Good & Bad PR 4 minute read
Banksy is back making headlines in the South West and beyond, after leaving his unique artwork across the exterior wall of a Bristol school. This move follows the naming of a school house in Banksy’s honour at Bridge Farm Primary. Although it’s a typically political and strange design, the teachers and pupils were thrilled by their new décor on their return from half term, with the head teacher branding it ‘inspirational and aspirational’.
This is a lovely community-inspired move by the famous anonymous artist, showing his appreciation for their recognition with the best gift he could give. The media has always had a fascination with Banksy, largely due to his anonymity, and every new design always makes headlines – as well as often booming the value of the property in question.
The lovely Martin Lewis is another fellow who is enjoying the limelight, following a great response from the media to an exceptionally ‘reliable’ and ‘reasonable’ guide to the EU referendum. The guide explains the situation and arguments in a balanced way, without any confusing jargon or wild accusations; essentially, it’s exactly what people need. He says himself that there are ‘more shades of grey than E L James’ bookshelf’ in this issue, and he’s certainly right, so if there are any measures to simplify the situation it will be warmly received. This also furthers his position as a trustworthy public figure and a man of the people.
Moving onto more corporate news, Vimto has announced that it is expecting a surge in sales during Ramadan, revealing that it has become hugely popular in the Middle East as the religious festival sees the brand experience massive sales peaks. This unexpected market has attracted media attention even over here in the UK, revealing that there’s more to the Manchester-born purple can than meets the eye.
Now for the other side of the coin, Sports Direct has been facing intense scrutiny following an awful story hitting the headlines about the high-pressure working conditions, investigated following the revelation that a worker gave birth in warehouse toilets for fear of taking too much time off work to have her baby.
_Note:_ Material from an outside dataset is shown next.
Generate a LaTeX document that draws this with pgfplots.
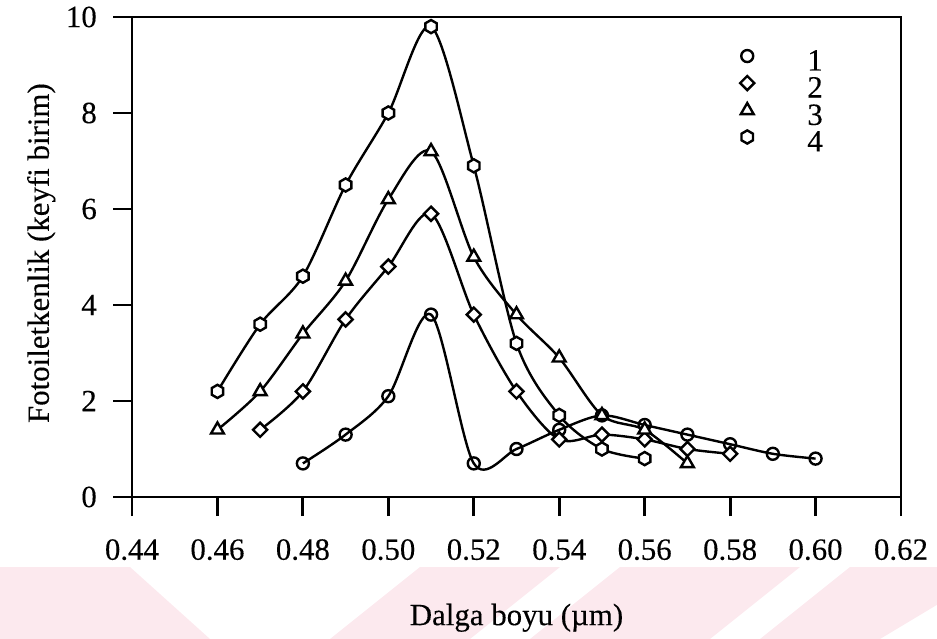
\documentclass[border=0pt]{standalone}
\usepackage{fontspec}
\setmainfont{Liberation Serif}[FakeBold=0.25]
\usepackage{pgfplots}
\pgfplotsset{compat=1.18}

\definecolor{wmpink}{RGB}{252,233,238}

% open hexagon mark, pointed at top and bottom
\pgfdeclareplotmark{hexagon*}{%
  \pgfpathmoveto{\pgfpointpolar{90}{1.1\pgfplotmarksize}}%
  \pgfpathlineto{\pgfpointpolar{150}{1.1\pgfplotmarksize}}%
  \pgfpathlineto{\pgfpointpolar{210}{1.1\pgfplotmarksize}}%
  \pgfpathlineto{\pgfpointpolar{270}{1.1\pgfplotmarksize}}%
  \pgfpathlineto{\pgfpointpolar{330}{1.1\pgfplotmarksize}}%
  \pgfpathlineto{\pgfpointpolar{30}{1.1\pgfplotmarksize}}%
  \pgfpathclose
  \pgfusepathqfillstroke
}

\newcommand{\bigfont}{\fontsize{31}{31}\selectfont}

\begin{document}
\begin{tikzpicture}
\path[use as bounding box] (-132bp,-142bp) rectangle (805bp,497bp);
% light watermark stripes along the bottom of the page
\fill[wmpink] (-132bp,-70bp) -- (-2bp,-70bp) -- (78bp,-142bp) -- (-132bp,-142bp) -- cycle;
\fill[wmpink] (288bp,-70bp) -- (428bp,-70bp) -- (338bp,-142bp) -- (198bp,-142bp) -- cycle;
\fill[wmpink] (488bp,-70bp) -- (668bp,-70bp) -- (578bp,-142bp) -- (398bp,-142bp) -- cycle;
\fill[wmpink] (718bp,-70bp) -- (868bp,-70bp) -- (748bp,-142bp) -- (628bp,-142bp) -- cycle;
\begin{axis}[
  width=769bp, height=480bp, scale only axis,
  xmin=0.44, xmax=0.62, ymin=0, ymax=10,
  xtick={0.44,0.46,0.48,0.50,0.52,0.54,0.56,0.58,0.60,0.62},
  xticklabels={0.44,0.46,0.48,0.50,0.52,0.54,0.56,0.58,0.60,0.62},
  ytick={0,2,4,6,8,10},
  yticklabels={0,2,4,6,8,10},
  tick align=outside,
  xtick pos=left, ytick pos=left,
  major tick length=19bp,
  axis line style={line width=2.8bp},
  every tick/.style={black, line width=2.8bp},
  tick label style={font=\bigfont, inner sep=0pt},
  xticklabel style={anchor=north, yshift=-23bp},
  yticklabel style={anchor=east, xshift=-16bp},
  xlabel={Dalga boyu (\textmu m)},
  ylabel={Fotoiletkenlik (keyfi birim)},
  label style={font=\bigfont},
  xlabel style={at={(axis description cs:0.5,-0.267)}, anchor=base, inner sep=0pt},
  ylabel style={at={(axis description cs:-0.118,0.508)}, anchor=center, inner sep=0pt},
  every axis plot/.append style={black, line width=2.4bp, smooth},
  legend image code/.code={\draw[#1] plot[only marks] coordinates {(0bp,5bp)};},
  legend style={at={(axis description cs:0.7906,0.9316)}, anchor=north west,
    draw=none, fill=none, inner sep=0pt, row sep=4bp, column sep=53bp,
    nodes={inner sep=0pt}, font=\bigfont},
]
% 1
\addplot[mark=o, mark size=6bp, mark options={solid, fill=white, line width=2.4bp}]
  coordinates {(0.48,0.7)(0.49,1.3)(0.50,2.1)(0.51,3.8)(0.52,0.7)(0.53,1.0)(0.54,1.4)
               (0.55,1.7)(0.56,1.5)(0.57,1.3)(0.58,1.1)(0.59,0.9)(0.60,0.8)};
\addlegendentry{1}
% 2
\addplot[mark=square*, mark size=5bp, mark options={solid, fill=white, rotate=45, line width=2.4bp}]
  coordinates {(0.47,1.4)(0.48,2.2)(0.49,3.7)(0.50,4.8)(0.51,5.9)(0.52,3.8)(0.53,2.2)
               (0.54,1.2)(0.55,1.3)(0.56,1.2)(0.57,1.0)(0.58,0.9)};
\addlegendentry{2}
% 3
\addplot[mark=triangle*, mark size=7.4bp, mark options={solid, fill=white, line width=2.4bp}]
  coordinates {(0.46,1.4)(0.47,2.2)(0.48,3.4)(0.49,4.5)(0.50,6.2)(0.51,7.2)(0.52,5.0)
               (0.53,3.8)(0.54,2.9)(0.55,1.7)(0.56,1.4)(0.57,0.7)};
\addlegendentry{3}
% 4
\addplot[mark=hexagon*, mark size=6bp, mark options={solid, fill=white, line width=2.4bp}]
  coordinates {(0.46,2.2)(0.47,3.6)(0.48,4.6)(0.49,6.5)(0.50,8.0)(0.51,9.8)(0.52,6.9)
               (0.53,3.2)(0.54,1.7)(0.55,1.0)(0.56,0.8)};
\addlegendentry{4}
\end{axis}
\end{tikzpicture}
\end{document}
The company’s six-strike policy has meant that staff members have been sacked for such trivial pursuits as ‘excessive chatting’ and ‘horseplay’, leaving the media to compare the sports retailer to a Victorian sweatshop. It also found that some staff had been paid less than the minimum wage and some managers were abusing their positions and behaving like ‘sexual predators’.
While Mike Ashley, Sports Direct boss, positioned all this information as a series of ‘unpleasant surprises’ to him when in front of the MPs of the Business Committee, there’s only so far that he can play ignorant – and the papers are already branding him ‘arrogant’. Mr Ashley is also the owner of Newcastle United FC, which was relegated to the Championship last month. Not a good time for the man all round.
Moving over to some TV news now, Chris Evans is another man who is just not having a good time at the moment. Following its return to our screen, Top Gear has seen a plummet in viewer stats and many are placing the blame on the new chief presenter of the show. From criticism over how ‘shouty’ he appears through to questions over the authenticity of the relationship between him and Matt LeBlanc, many viewers have been left disappointed in the show and seem to be switching off as a result.
Noel Edmonds is another fellow who’s been royally upsetting people, this time through the medium of Twitter. The Twittersphere is a rather hazardous place at the best of times, but Noel Edmunds has caused quite the stir by apparently stating that an electromagnetic pulse machine can ‘tackle’ cancer – something the manufacturers vehemently deny. When questioned, he then rounded on a tweeter and suggested his cancer was due to his ‘negative energy’, which has since caused outrage throughout the Twittersphere and beyond.